“A transformação das câmeras de CCTV em uma ferramenta de monitoramento poderosa está sendo realizada pela Wintics, uma das quatro empresas francesas que ganharam contratos para implantar seus algoritmos nas Olimpíadas”, afirma Matthias Houllier, cofundador da empresa. “Com milhares de câmeras, é impossível para os policiais reagirem a cada uma delas.”
A Wintics ganhou seu primeiro contrato público em Paris em 2020, coletando dados sobre o número de ciclistas em diferentes partes da cidade para ajudar os funcionários de transporte de Paris na construção de mais ciclovias. Conectando seus algoritmos a 200 câmeras de trânsito existentes, o sistema da Wintics consegue primeiro identificar e depois contar os ciclistas no meio de ruas movimentadas. Quando a França anunciou que estava procurando empresas que pudessem construir algoritmos para melhorar a segurança nas Olimpíadas de verão, Houllier considerou isso uma evolução natural. “A tecnologia é a mesma”, diz ele. “Está analisando formas anônimas em espaços públicos.”

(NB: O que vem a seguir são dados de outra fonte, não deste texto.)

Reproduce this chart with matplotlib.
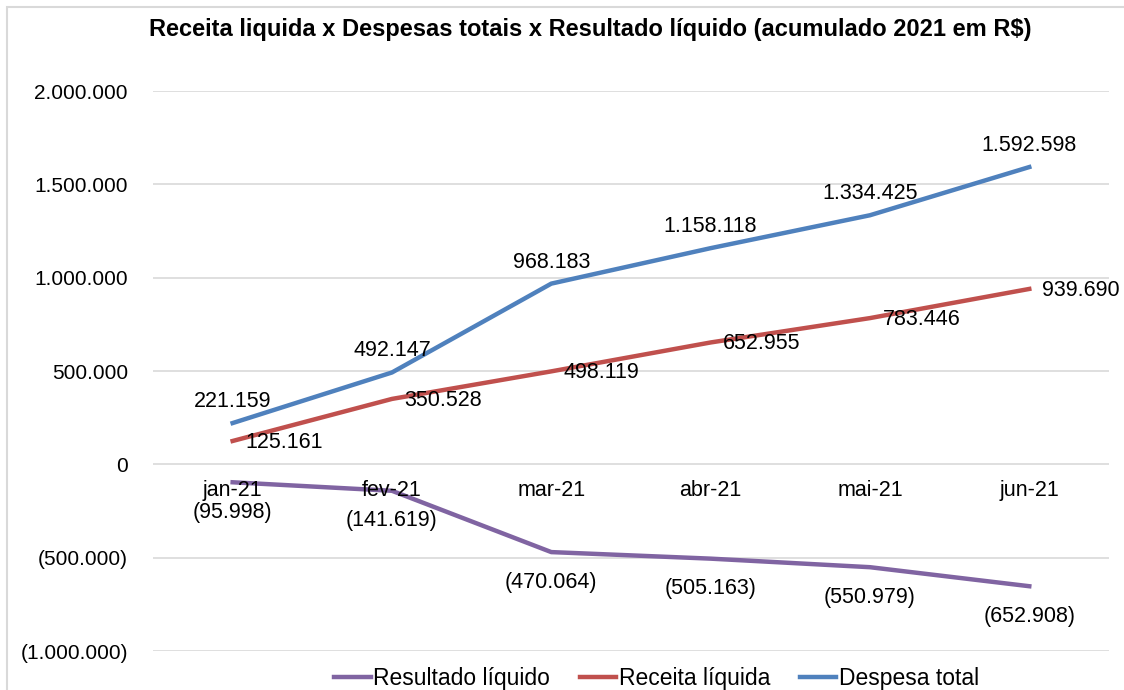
import matplotlib
matplotlib.use("Agg")
import matplotlib.pyplot as plt
from matplotlib.patches import Rectangle

# ---------------------------------------------------------------------------
#  data
# ---------------------------------------------------------------------------
months = ["jan-21", "fev-21", "mar-21", "abr-21", "mai-21", "jun-21"]
resultado = [-95998, -141619, -470064, -505163, -550979, -652908]
receita = [125161, 350528, 498119, 652955, 783446, 939690]
despesa = [221159, 492147, 968183, 1158118, 1334425, 1592598]
yticks = [-1000000, -500000, 0, 500000, 1000000, 1500000, 2000000]


def fmt(v):
    s = f"{abs(v):,.0f}".replace(",", ".")
    return f"({s})" if v < 0 else s


plt.rcParams["font.family"] = ["Liberation Sans", "DejaVu Sans"]

fig = plt.figure(figsize=(11.24, 6.9), dpi=100)
fig.patches.append(Rectangle((0.006, -0.01), 1.0, 1.0, transform=fig.transFigure,
                             fill=False, edgecolor="#D9D9D9", lw=1.5))
ax = fig.add_axes([0.1361, 0.0565, 0.8505, 0.8116])

x = list(range(len(months)))
ax.plot(x, resultado, color="#8064A2", lw=3.2, label="Resultado líquido", zorder=3)
ax.plot(x, receita, color="#C0504D", lw=3.2, label="Receita líquida", zorder=3)
ax.plot(x, despesa, color="#4F81BD", lw=3.2, label="Despesa total", zorder=3)

ax.set_xlim(-0.5, len(months) - 0.5)
ax.set_ylim(-1000000, 2000000)
ax.set_yticks(yticks)
ax.set_yticklabels([fmt(v) if v != 0 else "0" for v in yticks], fontsize=15)
ax.tick_params(axis="y", length=0, pad=18)
ax.set_xticks([])
ax.grid(axis="y", color="#D9D9D9", lw=1.2)
ax.set_axisbelow(True)
for s in ax.spines.values():
    s.set_visible(False)

# category labels next to the zero line
for xi, m in zip(x, months):
    ax.annotate(m, (xi, 0), xytext=(0, -11), textcoords="offset points",
                ha="center", va="top", fontsize=15.5)

# data labels
for xi, v in zip(x, despesa):
    ax.annotate(fmt(v), (xi, v), xytext=(0, 8), textcoords="offset points",
                ha="center", va="bottom", fontsize=15.5)
for xi, v in zip(x, receita):
    ax.annotate(fmt(v), (xi, v), xytext=(9, -1), textcoords="offset points",
                ha="left", va="center", fontsize=15.5)
for xi, v in zip(x, resultado):
    ax.annotate(fmt(v), (xi, v), xytext=(0, -14), textcoords="offset points",
                ha="center", va="top", fontsize=15.5)

fig.text(0.525, 0.957, "Receita liquida x Despesas totais x Resultado líquido (acumulado 2021 em R$)",
         ha="center", va="center", fontsize=17, fontweight="bold")

fig.legend(loc="center", bbox_to_anchor=(0.584, 0.017), ncol=3, frameon=False,
           fontsize=16.5, handlelength=1.6, handletextpad=0.1, columnspacing=1.3)

fig.savefig("out.png", dpi=100)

Após treinar seus algoritmos em dados abertos e dados sintéticos, os sistemas da Wintics foram adaptados, por exemplo, para contar o número de pessoas em uma multidão ou o número de pessoas caindo ao chão – alertando os operadores quando o número excede um determinado limite.
“É isso. Não há decisão automática”, explica Houllier. Sua equipe treinou os funcionários do ministério do interior a usar o software da empresa e eles decidem como querem implantá-lo, diz ele. “A ideia é chamar a atenção do operador, para que eles possam revisar e decidir o que deve ser feito.”
Houllier argumenta que seus algoritmos são uma alternativa amigável à privacidade em comparação com os controversos sistemas de reconhecimento facial usados em eventos esportivos globais passados, como a Copa do Mundo do Catar em 2022. “Aqui estamos tentando encontrar outro caminho”, diz ele. Para ele, permitir que os algoritmos analisem as imagens das câmeras de CCTV é uma forma de garantir que o evento seja seguro sem prejudicar as liberdades pessoais. “Não estamos analisando nenhum dado pessoal. Estamos apenas olhando para formas, sem rosto, sem reconhecimento de placas, sem análise comportamental.”
No entanto, ativistas de privacidade rejeitam a ideia de que essa tecnologia protege as liberdades pessoais das pessoas. No 20º arrondissement, Noémie Levain acabou de receber uma entrega de 6.000 pôsteres que o grupo planeja distribuir, projetados para alertar seus companheiros parisienses sobre a “vigilância algorítmica” que está tomando conta da cidade e pedindo que rejeitem a “captura autoritária dos espaços públicos”. Ela rejeita a ideia de que os algoritmos não estão processando dados pessoais. “Quando você tem imagens de pessoas, precisa analisar todos os dados da imagem, que são dados pessoais, que são dados biométricos”, diz ela. “É exatamente a mesma tecnologia que o reconhecimento facial. É exatamente o mesmo princípio.”
Levain está preocupada que os sistemas de vigilância por IA permaneçam na França muito depois dos atletas saírem. Para ela, esses algoritmos permitem que a polícia e os serviços de segurança imponham vigilância em amplas áreas da cidade. “Essa tecnologia vai reproduzir os estereótipos da polícia”, diz ela. “Sabemos que eles discriminam. Sabemos que sempre vão nas mesmas áreas. Sempre vão e assediam as mesmas pessoas. E essa tecnologia, como toda tecnologia de vigilância, ajudará eles fazerem isso.”
Enquanto os motoristas ficam furiosos no centro da cidade com as barreiras de segurança que bloqueiam as ruas, Levain é uma das muitas parisienses que planejam se mudar para o sul da França enquanto as Olimpíadas acontecem. No entanto, ela se preocupa com a cidade que encontrará quando voltar. “As Olimpíadas são uma desculpa”, diz ela. “Eles – o governo, as empresas, a polícia – já estão pensando no depois.”